Rendering of the B2 32-story modular apartment in Brooklyn, (credit: Shop Architects/FCRC)

  1. Atop the Puck building. The Puck Building, a beacon of SoHo that was built in 1885, is going to be a residential destination for the first time in its history. Jared Kushner, a scion of Kushner Companies, which owns the building, is transforming the eighth and ninth floors into six deluxe penthouses. [NYTimes – 09/23/13]
  2. New York’s East Harlem: Fighting to keep its culture in the face of gentrification. One of the city’s poorest districts, East Harlem has a median household income around $30,000, compared to around $55,000 for all of New York City, according to U.S. census data from 2010. But the area is also just north of Yorkville, one of Manhattan’s wealthiest and most expensive neighborhoods, making it a prime spot for development. [SeattlePi – 09/21/13]
  3. Homeless, unemployed, and surviving on Bitcoins. The park offers free wireless access, and with his laptop, Angle watches YouTube videos in exchange for bitcoins, the world’s most popular digital currency. Angle, 42, is on food stamps, but that never quite gets him through the month. The internet provides the extra money he needs to buy a meal each and every day. [Wired – 09/20/13]

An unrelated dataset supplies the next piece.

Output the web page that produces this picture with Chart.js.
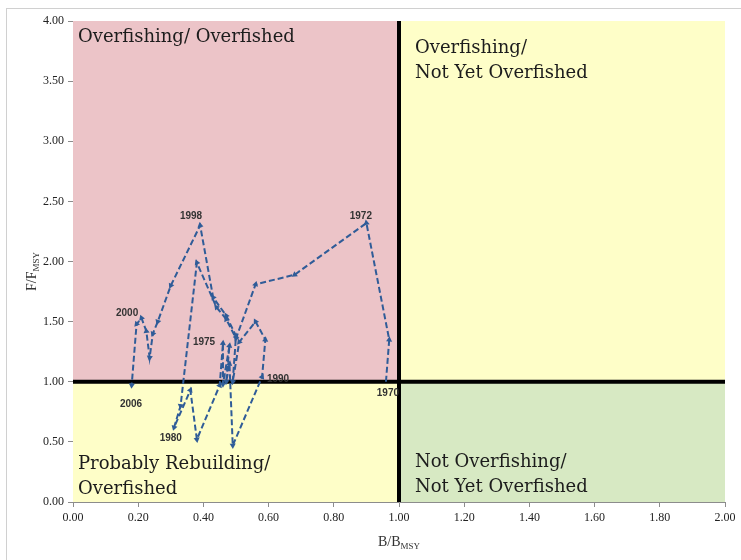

  4. City housing repairs funded. A new source of funding will allow the city’s struggling public housing agency to repair 24 public housing developments. Last week, the New York City Housing Authority completed a bond deal in which it borrowed $476 million for current work that will allow the city to speed up necessary repairs at its aging housing developments. [Crain’s – 09/20/13]

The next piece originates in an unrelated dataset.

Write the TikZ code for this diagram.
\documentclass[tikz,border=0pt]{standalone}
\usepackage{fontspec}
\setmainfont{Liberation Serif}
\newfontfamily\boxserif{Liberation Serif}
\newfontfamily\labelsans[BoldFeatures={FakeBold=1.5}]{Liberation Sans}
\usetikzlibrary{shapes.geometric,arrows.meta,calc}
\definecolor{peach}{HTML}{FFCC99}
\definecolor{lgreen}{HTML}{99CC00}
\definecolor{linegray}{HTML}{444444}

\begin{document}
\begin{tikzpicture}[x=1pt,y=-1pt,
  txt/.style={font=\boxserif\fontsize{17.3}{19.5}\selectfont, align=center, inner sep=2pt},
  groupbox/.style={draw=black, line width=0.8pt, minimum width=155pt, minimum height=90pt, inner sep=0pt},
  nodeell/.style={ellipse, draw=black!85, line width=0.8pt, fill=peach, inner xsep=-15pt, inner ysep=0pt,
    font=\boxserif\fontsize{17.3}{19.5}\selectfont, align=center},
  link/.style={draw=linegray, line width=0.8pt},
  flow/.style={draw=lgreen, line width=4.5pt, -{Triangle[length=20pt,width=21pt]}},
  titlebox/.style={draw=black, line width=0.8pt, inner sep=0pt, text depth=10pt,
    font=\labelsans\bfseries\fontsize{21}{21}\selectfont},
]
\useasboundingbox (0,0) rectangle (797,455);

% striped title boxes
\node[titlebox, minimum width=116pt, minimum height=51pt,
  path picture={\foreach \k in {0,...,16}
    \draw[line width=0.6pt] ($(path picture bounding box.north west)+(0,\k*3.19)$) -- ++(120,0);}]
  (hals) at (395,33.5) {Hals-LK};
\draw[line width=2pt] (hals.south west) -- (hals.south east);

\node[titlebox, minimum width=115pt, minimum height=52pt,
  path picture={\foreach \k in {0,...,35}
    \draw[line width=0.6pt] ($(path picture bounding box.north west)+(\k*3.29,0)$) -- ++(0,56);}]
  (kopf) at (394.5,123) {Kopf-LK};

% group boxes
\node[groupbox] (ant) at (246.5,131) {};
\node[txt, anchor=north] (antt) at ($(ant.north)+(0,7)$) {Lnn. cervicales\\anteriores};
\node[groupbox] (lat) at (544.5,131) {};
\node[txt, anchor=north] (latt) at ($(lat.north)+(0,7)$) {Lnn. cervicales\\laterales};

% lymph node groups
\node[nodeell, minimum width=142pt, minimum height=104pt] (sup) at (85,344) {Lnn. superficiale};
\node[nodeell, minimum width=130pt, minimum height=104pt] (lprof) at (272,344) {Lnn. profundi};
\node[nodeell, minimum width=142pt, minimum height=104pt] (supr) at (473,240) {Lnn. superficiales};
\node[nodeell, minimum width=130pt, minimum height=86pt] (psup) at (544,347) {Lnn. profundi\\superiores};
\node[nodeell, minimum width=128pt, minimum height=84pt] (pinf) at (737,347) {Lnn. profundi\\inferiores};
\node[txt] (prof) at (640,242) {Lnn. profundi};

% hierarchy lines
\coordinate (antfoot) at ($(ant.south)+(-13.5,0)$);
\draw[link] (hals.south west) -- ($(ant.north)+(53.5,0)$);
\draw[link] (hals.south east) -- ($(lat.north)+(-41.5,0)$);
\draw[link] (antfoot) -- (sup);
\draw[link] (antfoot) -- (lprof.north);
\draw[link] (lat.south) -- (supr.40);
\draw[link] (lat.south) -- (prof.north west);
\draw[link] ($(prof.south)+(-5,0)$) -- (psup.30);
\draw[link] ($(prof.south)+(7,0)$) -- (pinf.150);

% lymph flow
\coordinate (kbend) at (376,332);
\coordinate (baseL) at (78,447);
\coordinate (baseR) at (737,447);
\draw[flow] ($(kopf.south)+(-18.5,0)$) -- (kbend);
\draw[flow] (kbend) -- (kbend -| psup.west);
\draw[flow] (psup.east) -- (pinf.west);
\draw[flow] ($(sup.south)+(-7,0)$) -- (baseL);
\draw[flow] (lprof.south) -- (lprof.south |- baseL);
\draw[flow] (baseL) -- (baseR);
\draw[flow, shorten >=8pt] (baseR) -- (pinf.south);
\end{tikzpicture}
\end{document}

  5. Barclays at 1: taking the next step. In the coming weeks, Forest City Ratner, developer of the arena and the surrounding 22-acre site, will truck in the cornerstone of the first of 14 residential towers planned for the decade-old project. And what a cornerstone it is. Corner-module might be more apt. B2, as the 32-story apartment building is known, will be the largest modular building in the world when it is completed, tentatively next summer. [NY Daily News – 09/22/13]

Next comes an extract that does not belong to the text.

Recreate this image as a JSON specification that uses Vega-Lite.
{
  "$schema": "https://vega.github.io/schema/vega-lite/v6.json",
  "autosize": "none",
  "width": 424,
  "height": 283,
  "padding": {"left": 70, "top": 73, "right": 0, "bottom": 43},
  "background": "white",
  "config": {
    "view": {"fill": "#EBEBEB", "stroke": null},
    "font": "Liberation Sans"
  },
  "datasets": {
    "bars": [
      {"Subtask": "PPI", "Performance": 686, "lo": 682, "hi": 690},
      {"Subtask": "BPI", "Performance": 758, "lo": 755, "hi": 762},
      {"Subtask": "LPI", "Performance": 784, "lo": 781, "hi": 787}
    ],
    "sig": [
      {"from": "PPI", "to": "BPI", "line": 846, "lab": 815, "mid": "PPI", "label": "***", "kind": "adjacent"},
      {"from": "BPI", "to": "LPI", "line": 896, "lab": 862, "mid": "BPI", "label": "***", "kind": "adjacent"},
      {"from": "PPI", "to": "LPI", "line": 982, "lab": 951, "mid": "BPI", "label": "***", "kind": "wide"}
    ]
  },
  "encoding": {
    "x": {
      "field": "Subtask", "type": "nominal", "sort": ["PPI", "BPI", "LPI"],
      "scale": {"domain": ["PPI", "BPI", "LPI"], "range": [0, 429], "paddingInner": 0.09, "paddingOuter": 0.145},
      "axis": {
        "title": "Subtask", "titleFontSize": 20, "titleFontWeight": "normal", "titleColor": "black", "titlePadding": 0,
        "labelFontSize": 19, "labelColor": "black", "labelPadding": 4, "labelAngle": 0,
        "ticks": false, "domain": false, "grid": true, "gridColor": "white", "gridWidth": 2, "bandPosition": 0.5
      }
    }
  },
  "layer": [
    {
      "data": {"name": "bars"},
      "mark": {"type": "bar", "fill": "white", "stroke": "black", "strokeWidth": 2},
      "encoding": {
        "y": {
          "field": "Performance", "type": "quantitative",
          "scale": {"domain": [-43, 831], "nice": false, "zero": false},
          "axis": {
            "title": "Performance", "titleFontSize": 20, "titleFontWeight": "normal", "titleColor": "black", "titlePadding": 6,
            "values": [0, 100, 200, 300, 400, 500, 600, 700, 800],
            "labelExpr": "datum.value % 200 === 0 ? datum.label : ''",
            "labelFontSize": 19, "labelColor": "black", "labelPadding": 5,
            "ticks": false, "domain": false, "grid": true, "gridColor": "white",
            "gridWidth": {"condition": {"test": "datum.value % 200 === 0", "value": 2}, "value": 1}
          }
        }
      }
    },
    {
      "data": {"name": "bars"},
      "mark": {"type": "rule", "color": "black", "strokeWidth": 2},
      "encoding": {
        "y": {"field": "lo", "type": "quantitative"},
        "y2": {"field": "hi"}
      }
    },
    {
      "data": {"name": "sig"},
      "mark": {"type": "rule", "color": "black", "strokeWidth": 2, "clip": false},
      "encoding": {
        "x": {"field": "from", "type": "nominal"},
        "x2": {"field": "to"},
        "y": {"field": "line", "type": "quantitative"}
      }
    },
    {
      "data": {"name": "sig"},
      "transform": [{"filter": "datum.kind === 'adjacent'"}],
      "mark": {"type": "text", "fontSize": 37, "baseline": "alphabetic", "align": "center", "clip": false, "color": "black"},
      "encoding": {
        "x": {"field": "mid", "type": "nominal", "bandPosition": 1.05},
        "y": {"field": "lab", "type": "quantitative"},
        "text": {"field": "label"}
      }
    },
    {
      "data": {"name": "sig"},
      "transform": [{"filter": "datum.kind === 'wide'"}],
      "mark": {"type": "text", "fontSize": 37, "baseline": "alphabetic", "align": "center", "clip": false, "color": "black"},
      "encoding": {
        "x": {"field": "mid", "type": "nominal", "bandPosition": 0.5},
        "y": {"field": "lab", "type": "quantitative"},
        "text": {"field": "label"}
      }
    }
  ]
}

  6. Hotel program for Sandy evacuees nears an end. New York City is trying to end its hotel program for Sandy victims, which has cost $73.5 million and still houses 348 displaced New Yorkers almost 11 months after the storm. City officials said Friday that they have asked Manhattan state Supreme Court Justice Margaret Chan to rescind her order from May requiring the city to keep the families in the hotels. The officials said the federal government will no longer reimburse New York for rooms after Sept. 30. [Wall Street Journal – 09/21/13]
  7. Community activists furious as yet another homeless shelter proposed for East New York The city is planning to open another homeless shelter in East New York, and livid officials from the neighborhood say enough is enough.It would be the third shelter to open in East New York, one of the poorest communities in the city, since 2011, when nearly 400 total beds were added for homeless families and women at two shelters on Van Siclen and Blake Aves. [NY Daily News – 09/20/13]
  8. Buying a home still beats renting by 35% in America’s biggest cities Despite rising home prices and mortgage rates, it’s still cheaper to buy a home than to rent one in America’s largest cities.  A new report from San Francisco, Calif.-based real estate site Trulia finds that, nationally, it’s 35% less expensive to own a home. Even in notoriously pricey, renter-heavy cities like San Francisco and New York, it remains 9% and 21% cheaper, respectively. [Forbes – 09/21/13]
  9. Kingston’s wealthy legacy gets new life. With its rich history and burgeoning small-business and dining scene, upstate New York’s Kingston is increasingly on the radar of second-home buyers. Located on the western bank of the Hudson River, Kingston is about 90 miles north of New York City, and there is daily bus service connection with the Port Authority terminal. The Rhinecliff-Kingston Amtrak station also is nearby. Kingston was initially settled in the mid-17th century and became the state’s first capital during the Revolutionary War. The area was a hub for coal, bluestone and cement shipping for much of the 19th century. [Wall Street Journal – 09/21/13]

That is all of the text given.